Helen Mirren as Barbie.

This also might be the world’s first (unofficial, I should add) Stripper Barbie. “Bless the Mattel team, because they got my f***-me pump shoes right,” Mirren adds. “Enormous, platform Pleasers have always been my secret weapon on red carpets: they give you six inches of height on your legs, and because they’re made for strippers, they’re quite stable, too. I used to have to buy them on Hollywood Boulevard, because you just couldn’t find them anywhere else.” As with all things Mirren does, that particular Cannes look was inevitably reported on with the preface, “At 77 years of age…” And so, I wonder if Mirren ever feels fatigued with being positioned as a spokesperson for an older generation brave enough to dye their hair blue. “No,” she says. “Because I think it’s legitimate. It’s so hard when you’re 28, 38 – maybe even 48! – and you realise that you’re going to get old. The young look at the old and think, ‘Gosh, what is it going to be like?!’ I think a lot of the journalists I speak to are going through this same stage in life.”

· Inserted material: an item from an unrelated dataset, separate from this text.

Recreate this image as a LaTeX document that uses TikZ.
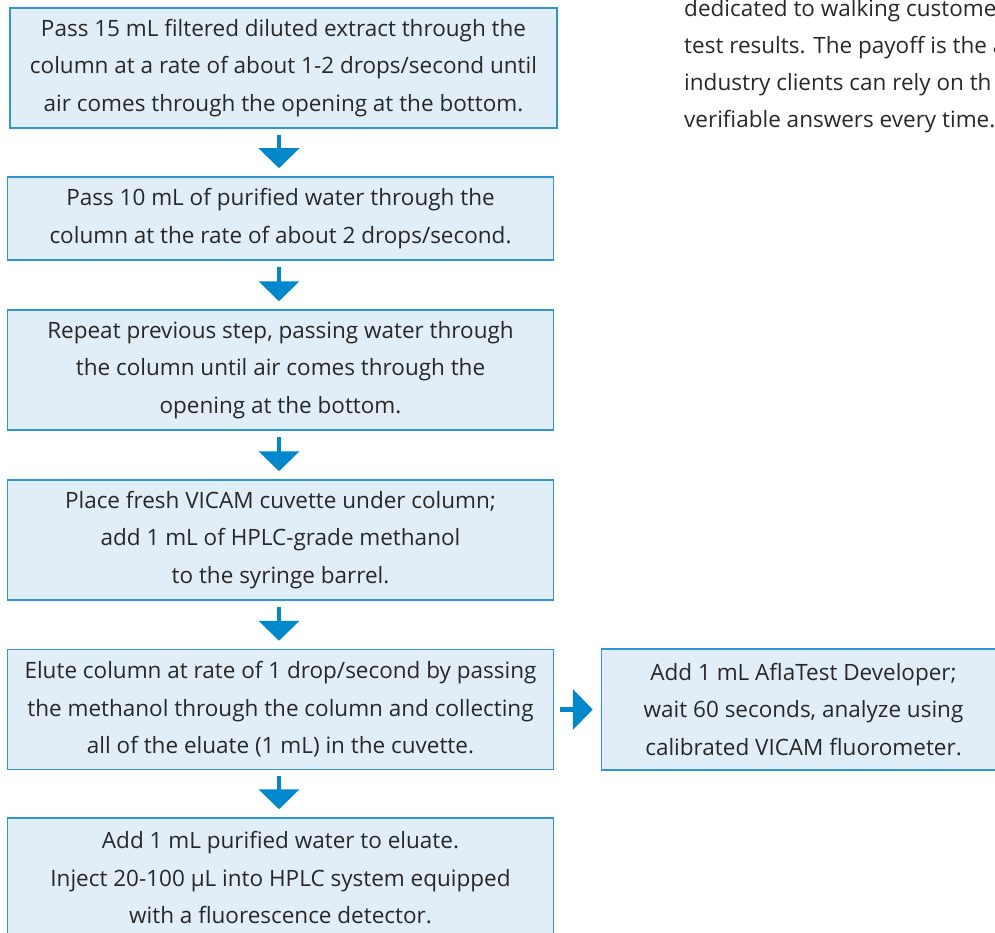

The culture around anti-ageing has, however, become all the more insidious, with pre-teens promoting the use of retinoids and other active ingredients on TikTok. “Oh, they’ll learn!” says Mirren, unfazed. “I mean, what can you say? I don’t find that particularly shocking or horrible, really. At least they’re not like Cleopatra or Elizabeth I! They’re not putting seriously disgusting chemicals like lead on their faces. At least I hope they’re not.” Though Mirren will not be attending this year’s Oscars, she will be displaying this Barbie doll alongside her innumerable trophies. “But I’m not going to tell you where that is!” she says. “There are Barbie thieves out there, whose only role in life is to steal dolls. So, who knows what they might do? I don’t even think I’ll let my best friend play with it. Oh, perhaps for a minute or two. But, really, it’s one-of-a-kind, it’s mine and it’s nobody else’s.

Helen Mirren at the 2023 Cannes Film Festival.